Roarke stared at her. “You’re saying our suspect pool just got bigger.”

“I am saying our suspect pool is enormous,” Singh answered gravely. “It is safe to say that millions of people are now aware of this ‘call to action.’”

Viral murder
, Snyder had called it.

Roarke was feeling the raggedness of no sleep and no discernible progress. He could sense that his agent was trying to express something more than the charts would indicate, but he was too near exhaustion to follow. “What are you getting at, Singh?”

She actually avoided his eyes. “There is a purpose to this. I think we have underestimated the scope . . .” She paused, considering her words. “These articles are raising the circumstances to a meta level. Metaphors are powerful. There is a manifestation going on. It is taking on an energy of its own.”

Epps looked agitated, and there was a warning note in his voice. “We don’t need to go mystical on this. We need to focus on facts. The blog articles started
after
the first kill, DeShawn Butler. And the real anomaly is that someone used a gun on that pimp on Inty. And left the offerings.” His eyes were fixed on the photo of the second scene. “A lot of Inty is Hispanic neighborhoods. Whoever did it, it was smart business, planting that stuff.”

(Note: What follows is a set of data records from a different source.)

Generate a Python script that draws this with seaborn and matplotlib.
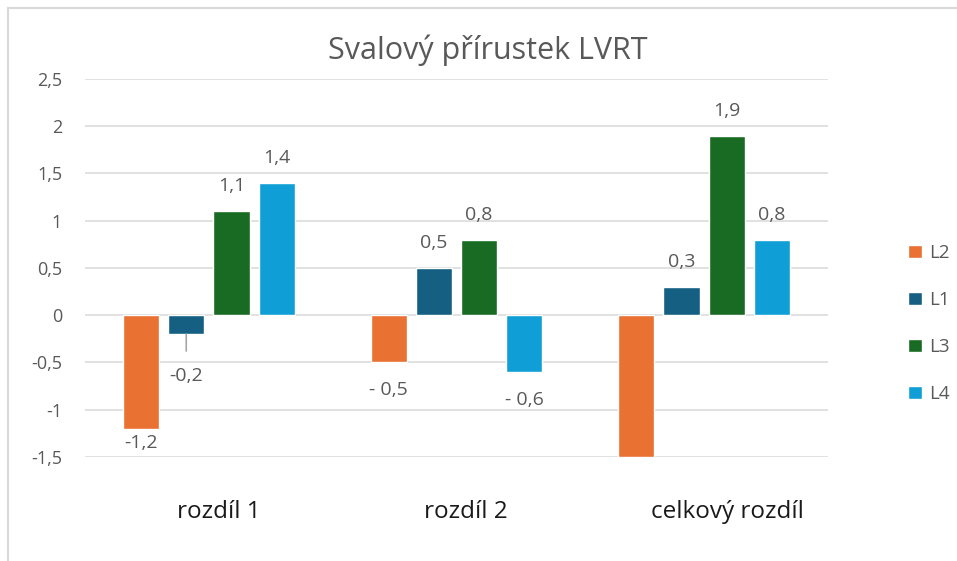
import matplotlib
matplotlib.use("Agg")
import matplotlib.pyplot as plt
import matplotlib.transforms as mtransforms
import seaborn as sns
import pandas as pd
from matplotlib.patches import Rectangle

# data
categories = ["rozdíl 1", "rozdíl 2", "celkový rozdíl"]
series = ["L2", "L1", "L3", "L4"]
values = {
    "L2": [-1.2, -0.5, -1.5],
    "L1": [-0.2, 0.5, 0.3],
    "L3": [1.1, 0.8, 1.9],
    "L4": [1.4, -0.6, 0.8],
}
bar_labels = {
    "L2": ["-1,2", "- 0,5", ""],
    "L1": ["-0,2", "0,5", "0,3"],
    "L3": ["1,1", "0,8", "1,9"],
    "L4": ["1,4", "- 0,6", "0,8"],
}
colors = ["#E97132", "#156082", "#196B24", "#0F9ED5"]
yticks = [-1.5, -1, -0.5, 0, 0.5, 1, 1.5, 2, 2.5]
ytick_labels = ["-1,5", "-1", "-0,5", "0", "0,5", "1", "1,5", "2", "2,5"]

rows = []
for s in series:
    for c, v in zip(categories, values[s]):
        rows.append({"kategorie": c, "serie": s, "hodnota": v})
df = pd.DataFrame(rows)

sns.set_style("white")
plt.rcParams["font.family"] = ["Open Sans", "DejaVu Sans"]

fig = plt.figure(figsize=(9.57, 5.61), dpi=100)
ax = fig.add_axes([85 / 957, 1 - 457 / 561, 743 / 957, 378 / 561])

sns.barplot(data=df, x="kategorie", y="hodnota", hue="serie",
            order=categories, hue_order=series, palette=colors,
            width=0.73, gap=0.2, saturation=1, ax=ax, legend=True)

ax.set_xlim(-0.5, 2.5)
ax.set_ylim(-1.5, 2.5)
ax.set_yticks(yticks)
ax.set_yticklabels(ytick_labels)
ax.yaxis.grid(True, color="#d9d9d9", linewidth=1.1)
ax.set_axisbelow(True)
for sp in ax.spines.values():
    sp.set_visible(False)
ax.set_xlabel("")
ax.set_ylabel("")
ax.tick_params(axis="y", length=0, pad=16.5, labelsize=13, labelcolor="#595959")
ax.tick_params(axis="x", length=0, pad=31, labelsize=17.5, labelcolor="#1a1a1a")

# category labels sit a little right of the bar groups in the original
for lab, dx in zip(ax.get_xticklabels(), [10, 9, 23]):
    lab.set_transform(lab.get_transform() + mtransforms.ScaledTranslation(dx / 100, 0, fig.dpi_scale_trans))

# data labels
for cont, s in zip(ax.containers, series):
    for bar, txt, v in zip(cont, bar_labels[s], values[s]):
        if not txt:
            continue
        x = bar.get_x() + bar.get_width() / 2
        if txt == "-0,2":
            ax.annotate(txt, (x, v), xytext=(0, -30), textcoords="offset points",
                        ha="center", va="center", fontsize=14, color="#595959",
                        arrowprops=dict(arrowstyle="-", color="#a6a6a6", lw=1.2,
                                        shrinkA=9, shrinkB=0))
        elif txt == "-1,2":
            ax.annotate(txt, (x, v), xytext=(0, -10), textcoords="offset points",
                        ha="center", va="center", fontsize=14, color="#595959")
        else:
            dy = 18 if v > 0 else -20
            ax.annotate(txt, (x, v), xytext=(0, dy), textcoords="offset points",
                        ha="center", va="center", fontsize=14, color="#595959")

# legend on the right
handles, labels = ax.get_legend_handles_labels()
ax.legend(handles, labels, loc="center left", bbox_to_anchor=(899 / 957, 1 - 323.5 / 561),
          bbox_transform=fig.transFigure, frameon=False, fontsize=13.5,
          labelcolor="#595959", handlelength=0.7, handleheight=0.7,
          handletextpad=0.4, labelspacing=1.55, borderpad=0)

fig.text(488 / 957, 1 - 50 / 561, "Svalový přírustek LVRT", ha="center", va="center",
         fontsize=22, color="#595959")

# light frame of the chart area
fig.patches.append(Rectangle((8 / 957, -0.1), 1.2, 1 - 8 / 561 + 0.1,
                             transform=fig.transFigure, fill=False,
                             edgecolor="#d9d9d9", linewidth=1.5))

fig.savefig("out.png", dpi=100)
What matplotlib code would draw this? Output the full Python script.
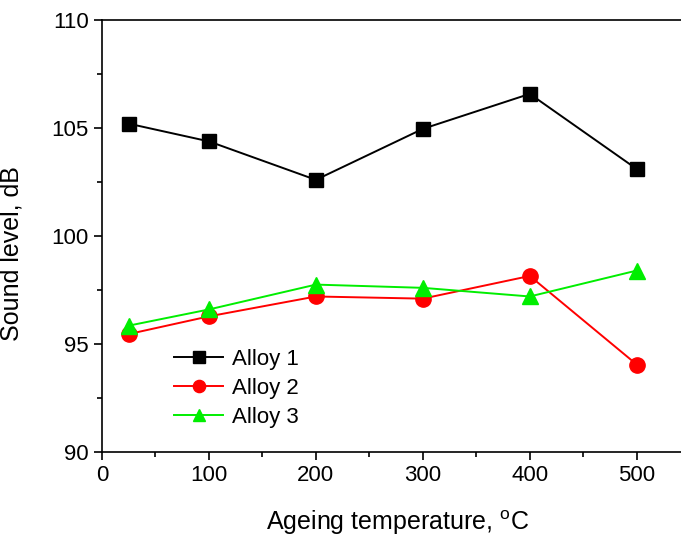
import numpy as np
import matplotlib
matplotlib.use("Agg")
import matplotlib.pyplot as plt
from matplotlib.ticker import MultipleLocator

plt.rcParams['font.family'] = ['Liberation Sans', 'DejaVu Sans']

# ageing temperatures (C)
temps = [25, 100, 200, 300, 400, 500]
# sound level, dB
alloy1 = [105.2, 104.38, 102.6, 104.96, 106.58, 103.1]
alloy2 = [95.46, 96.28, 97.2, 97.1, 98.15, 94.05]
alloy3 = [95.85, 96.6, 97.75, 97.6, 97.2, 98.4]

fig = plt.figure(figsize=(6.81, 5.38), dpi=100)
ax = fig.add_axes([102 / 681, 86 / 538, 579 / 681, 432 / 538])

ax.plot(temps, alloy1, '-s', color='black', markersize=10, linewidth=1.4, label='Alloy 1')
ax.plot(temps, alloy2, '-o', color='red', markersize=11, linewidth=1.4, label='Alloy 2')
ax.plot(temps, alloy3, '-^', color='#00ee00', markersize=11, linewidth=1.4, label='Alloy 3')

ax.set_xlim(0, 541.4)
ax.set_ylim(90, 110)
ax.xaxis.set_major_locator(MultipleLocator(100))
ax.xaxis.set_minor_locator(MultipleLocator(50))
ax.yaxis.set_major_locator(MultipleLocator(5))
ax.yaxis.set_minor_locator(MultipleLocator(2.5))
ax.tick_params(which='major', direction='out', length=6, width=1.2, labelsize=16)
ax.tick_params(which='minor', direction='out', length=3.5, width=1.2)
ax.tick_params(top=False, right=False)
ax.spines['right'].set_visible(False)
for s in ['left', 'bottom', 'top']:
    ax.spines[s].set_linewidth(1.2)

ax.set_xlabel('Ageing temperature, $^{\\mathregular{o}}$C', fontsize=18)
ax.set_ylabel('Sound level, dB', fontsize=18)
ax.xaxis.set_label_coords(0.51, -0.13)
ax.yaxis.set_label_coords(-0.135, 0.46)

ax.legend(loc='lower left', bbox_to_anchor=(0.09, 0.01), frameon=False, fontsize=16,
          handlelength=2.2, handletextpad=0.4, labelspacing=0.35, markerscale=0.8)

fig.savefig('out.png', dpi=100)
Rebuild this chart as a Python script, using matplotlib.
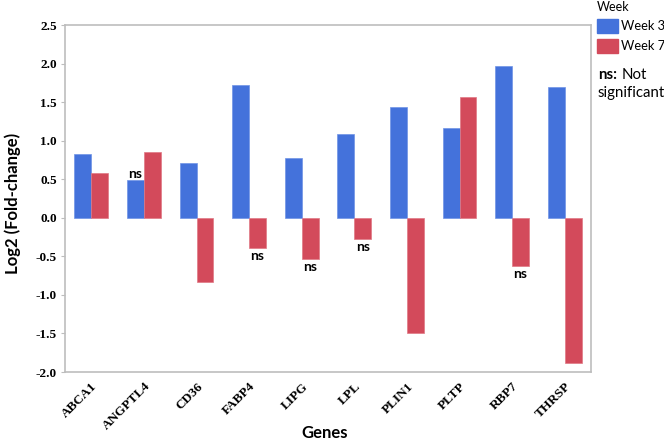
import matplotlib
matplotlib.use("Agg")
import matplotlib.pyplot as plt
import numpy as np
from matplotlib.patches import Rectangle

genes = ["ABCA1", "ANGPTL4", "CD36", "FABP4", "LIPG", "LPL", "PLIN1", "PLTP", "RBP7", "THRSP"]
week3 = [0.83, 0.49, 0.71, 1.72, 0.77, 1.09, 1.44, 1.16, 1.97, 1.69]
week7 = [0.58, 0.85, -0.83, -0.39, -0.53, -0.28, -1.49, 1.57, -0.62, -1.88]
ns_week3 = ["ANGPTL4"]
ns_week7 = ["FABP4", "LIPG", "LPL", "RBP7"]
yticks = [-2.0, -1.5, -1.0, -0.5, 0.0, 0.5, 1.0, 1.5, 2.0, 2.5]

blue = "#4472DB"
red = "#D34A5B"
spine_c = "#BDBDBD"

W, H = 664, 440
fig = plt.figure(figsize=(6.64, 4.40), dpi=100)
ax = fig.add_axes([65/W, 68/H, 526/W, 347/H])

x = np.arange(len(genes))
w = 0.32
ax.bar(x - w/2, week3, width=w, color=blue, edgecolor="#6F93E6", linewidth=0.5, label="Week 3")
ax.bar(x + w/2, week7, width=w, color=red, edgecolor="#E07884", linewidth=0.5, label="Week 7")

ax.set_xlim(-0.5, len(genes) - 0.5)
ax.set_ylim(-2.0, 2.5)
ax.set_yticks(yticks)
ax.set_yticklabels([f"{v:.1f}" for v in yticks], fontfamily="Liberation Serif", fontweight="bold", fontsize=9.5)
ax.set_xticks(x)
ax.set_xticklabels(genes, rotation=45, ha="right", rotation_mode="anchor",
                   fontfamily="Liberation Serif", fontweight="bold", fontsize=9.5)
ax.tick_params(axis="x", length=0, pad=6)
ax.tick_params(axis="y", length=3, color=spine_c, pad=3)
for s in ax.spines.values():
    s.set_color(spine_c)
    s.set_linewidth(1.2)

fig.text(13/W, 1 - 203/H, "Log2 (Fold-change)", rotation=90, fontfamily="Lato", fontweight="bold",
         fontsize=12, ha="center", va="center")
fig.text(325/W, 1 - 433/H, "Genes", fontfamily="Lato", fontweight="bold", fontsize=12,
         ha="center", va="center")

for i, g in enumerate(genes):
    if g in ns_week3:
        ax.annotate("ns", (x[i] - w/2, week3[i]), xytext=(0, 0), textcoords="offset points",
                    ha="center", va="bottom", fontfamily="Lato", fontweight="bold", fontsize=10)
    if g in ns_week7:
        v = week7[i]
        ax.annotate("ns", (x[i] + w/2, v), xytext=(0, -1.5 if v < 0 else 0), textcoords="offset points",
                    ha="center", va="top" if v < 0 else "bottom",
                    fontfamily="Lato", fontweight="bold", fontsize=10)

# legend
fig.text(597/W, 1 - 7/H, "Week", fontfamily="Lato", fontsize=9, ha="left", va="center")
for k, (lab, c) in enumerate([("Week 3", blue), ("Week 7", red)]):
    yc = 26.5 + k * 20
    fig.patches.append(Rectangle((597/W, 1 - (yc + 7)/H), 21/W, 14/H,
                                 transform=fig.transFigure, color=c))
    fig.text(621/W, 1 - yc/H, lab, fontfamily="Lato", fontsize=9.3, ha="left", va="center")
fig.text(598/W, 1 - 75/H, "ns:", fontfamily="Lato", fontweight="bold", fontsize=10.8, ha="left", va="center")
fig.text(622/W, 1 - 75/H, "Not", fontfamily="Lato", fontsize=10.8, ha="left", va="center")
fig.text(598/W, 1 - 93/H, "significant", fontfamily="Lato", fontsize=10.8, ha="left", va="center")

fig.savefig("out.png", dpi=100)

Singh was silent for the slightest moment, then spoke. “Agreed,” she said. Roarke was aware that he had been on edge waiting for her response. “The offerings both activate superstition and make a larger political point.”

“Doesn’t sound like Jade to me,” Epps said, looking to Roarke.

Roarke knew his agent was waiting for a sign from him. He nodded. “I’d like to get a closer look at those offerings.” He felt the room relax around him. They were back on track, on the same page.

“They are upstairs in the lab,” Singh told them. “Lam and Stotlemyre are processing them.”